I've had hives that were swarming one after another, but in looking back can find my error in every single one.

For example:

I had a hive that wanted to swarm so I removed the queen and put her into a weaker colony. Good location, but just wasn't a good queen in there.

The hive I took her from swarmed, next day swarmed, next day swarmed, etc.

I figured a virgin would emerge and kill off the others. Wrong! She just swarmed. Next day, another virgin swarmed, etc.

I finally had to break down the colony where I found 3 more virgins emerging and one headed out the door for another swarm!

In my error, I should have created an aritifical swarm to knock down the hive numbers and then knocked down all but a couple cells - or put them into queen castles. Instead, I gave them the feeling they swarmed but everyone was still packed in there!

Even one step further, I should have added supers above the nest a little earlier to give them more space. They've never been swarmy bees until this happened.
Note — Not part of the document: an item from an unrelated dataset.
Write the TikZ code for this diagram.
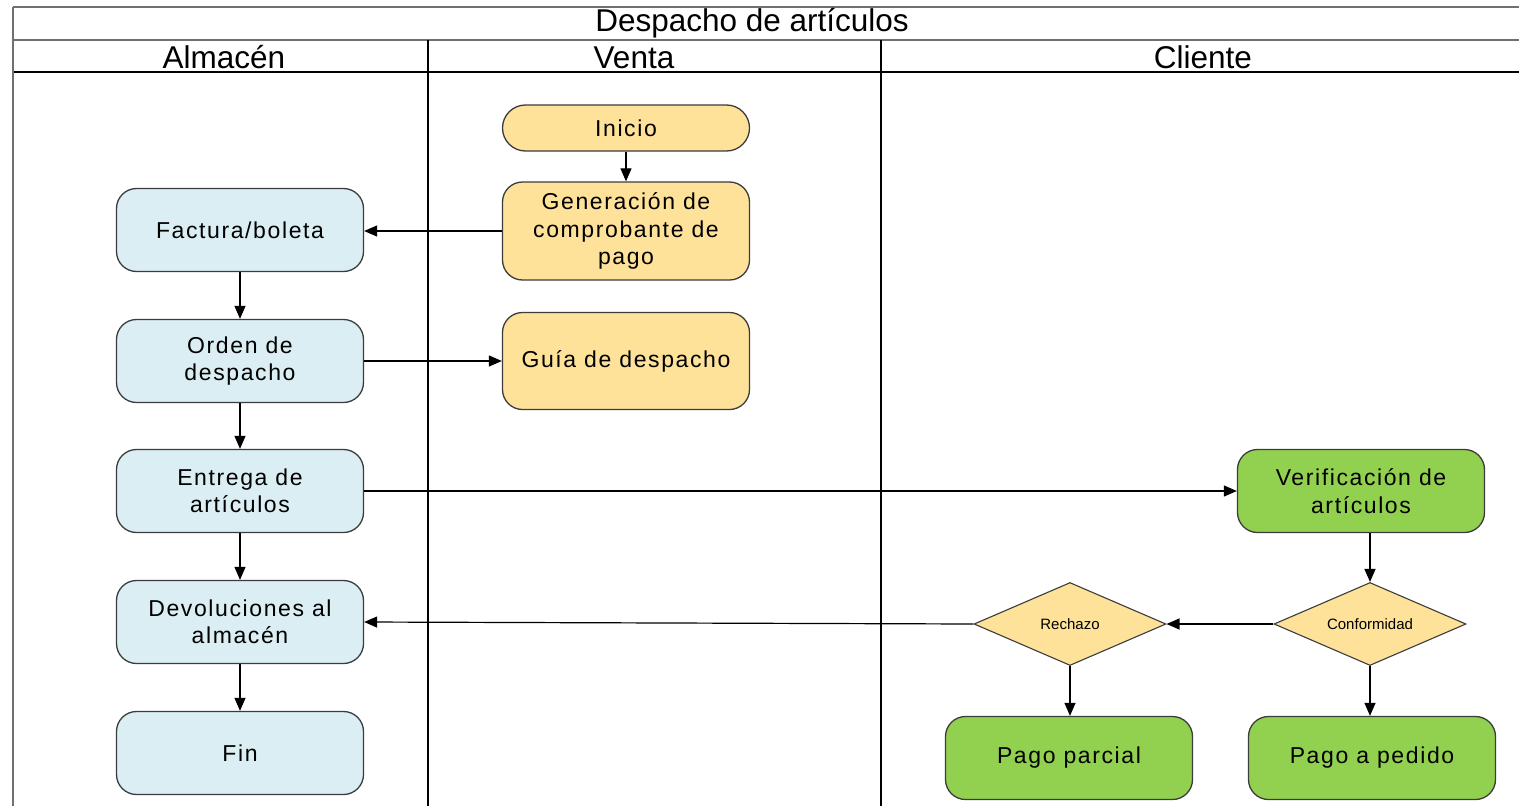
\documentclass[tikz,border=0pt]{standalone}
\usepackage{fontspec}
\setmainfont{Liberation Sans}
\newfontfamily\boxfont[LetterSpace=7]{Liberation Sans}
\usetikzlibrary{shapes.geometric,arrows.meta}
\definecolor{bluefill}{HTML}{DAEEF3}
\definecolor{yelfill}{HTML}{FEE29A}
\definecolor{grnfill}{HTML}{92D050}
\definecolor{bordc}{HTML}{3C3C3C}
\definecolor{framec}{HTML}{707070}
\tikzset{
  box/.style={draw=bordc, line width=1.3pt, rounded corners=20pt, minimum width=247pt, minimum height=83pt,
    align=center, inner sep=0pt, font=\boxfont\fontsize{23}{27.5}\selectfont},
  bbox/.style={box, fill=bluefill},
  ybox/.style={box, fill=yelfill},
  gbox/.style={box, fill=grnfill},
  dec/.style={draw=bordc, line width=1.1pt, diamond, aspect=2.3, inner sep=0pt, fill=yelfill,
    minimum width=192pt, minimum height=83pt, font=\fontsize{15}{17}\selectfont},
  arr/.style={draw=black, line width=1.2pt, -{Triangle[length=13pt,width=11pt]}},
  lane/.style={line width=1.2pt, draw=black},
  hdr/.style={font=\fontsize{31.5}{33}\selectfont, inner sep=0pt}
}
\begin{document}
\begin{tikzpicture}[x=1pt,y=-1pt]
\useasboundingbox (0,0) rectangle (1519,806);
\fill[white] (0,0) rectangle (1519,806);
% frame and lanes
\draw[framec, line width=2.5pt] (13,7) -- (1519,7);
\draw[framec, line width=2.5pt] (13,40) -- (1519,40);
\draw[lane] (13,72) -- (1519,72);
\draw[framec, line width=2pt] (13,7) -- (13,806);
\draw[lane] (428,40) -- (428,806);
\draw[lane] (881,40) -- (881,806);
% headers
\node[hdr] (title) at (752,23) {Despacho de artículos};
\node[hdr] (halm) at (224,57) {Almacén};
\node[hdr] (hven) at (634,58) {Venta};
\node[hdr] (hcli) at (1203,57) {Cliente};
% nodes
\node[ybox, minimum height=46pt, rounded corners=23pt] (ini) at (626,128) {Inicio};
\node[ybox, minimum height=98pt] (gen) at (626,231) {Generación de\\comprobante de\\pago};
\node[ybox, minimum height=97pt] (guia) at (626,361) {Guía de despacho};
\node[bbox] (fac) at (240,230) {Factura/boleta};
\node[bbox] (ord) at (240,361) {Orden de\\despacho};
\node[bbox] (ent) at (240,491) {Entrega de\\artículos};
\node[bbox] (dev) at (240,622) {Devoluciones al\\almacén};
\node[bbox] (fin) at (240,753) {Fin};
\node[gbox] (ver) at (1361,491) {Verificación de\\artículos};
\node[dec] (conf) at (1370,624) {Conformidad};
\node[dec] (rech) at (1070,624) {Rechazo};
\node[gbox] (ppar) at (1069,758) {Pago parcial};
\node[gbox] (pped) at (1372,758) {Pago a pedido};
% arrows
\draw[arr] (ini) -- (gen);
\draw[arr] (gen.west) -- (fac.east |- gen.west);
\draw[arr] (fac) -- (ord);
\draw[arr] (ord.east) -- (guia.west);
\draw[arr] (ord) -- (ent);
\draw[arr] (ent.east) -- (ver.west);
\draw[arr] (ent) -- (dev);
\draw[arr] (dev) -- (fin);
\draw[arr] (ver.south -| conf.north) -- (conf.north);
\draw[arr] (conf.west) -- (rech.east);
\draw[arr] (rech.west) -- (dev.east);
\draw[arr] (rech.south) -- (rech.south |- ppar.north);
\draw[arr] (conf.south) -- (conf.south |- pped.north);
\end{tikzpicture}
\end{document}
Hopefully you can learn and next time do things differently - as you already mentioned.


----------



## AR1 (Feb 5, 2017)

dleemc1 said:


> its early they have all summer to build up, once those virigen queens get mated and start laying they will build up quickly, if they are real small you can give them a little brood from another hive, just what they can cover and take care of that really helps during the month and1/2 till they have there own brood hatching. i`m different I LOVE SWARMES.


I love swarms too. But last year I had hives that would not stop swarming. The main hive swarmed multiple times and it's daughter hives also swarmed. The dink hives swarmed. Not the bees fault. I had them in small hives because I had not built enough boxes so they were stuck and had no where to grow except swarming.


----------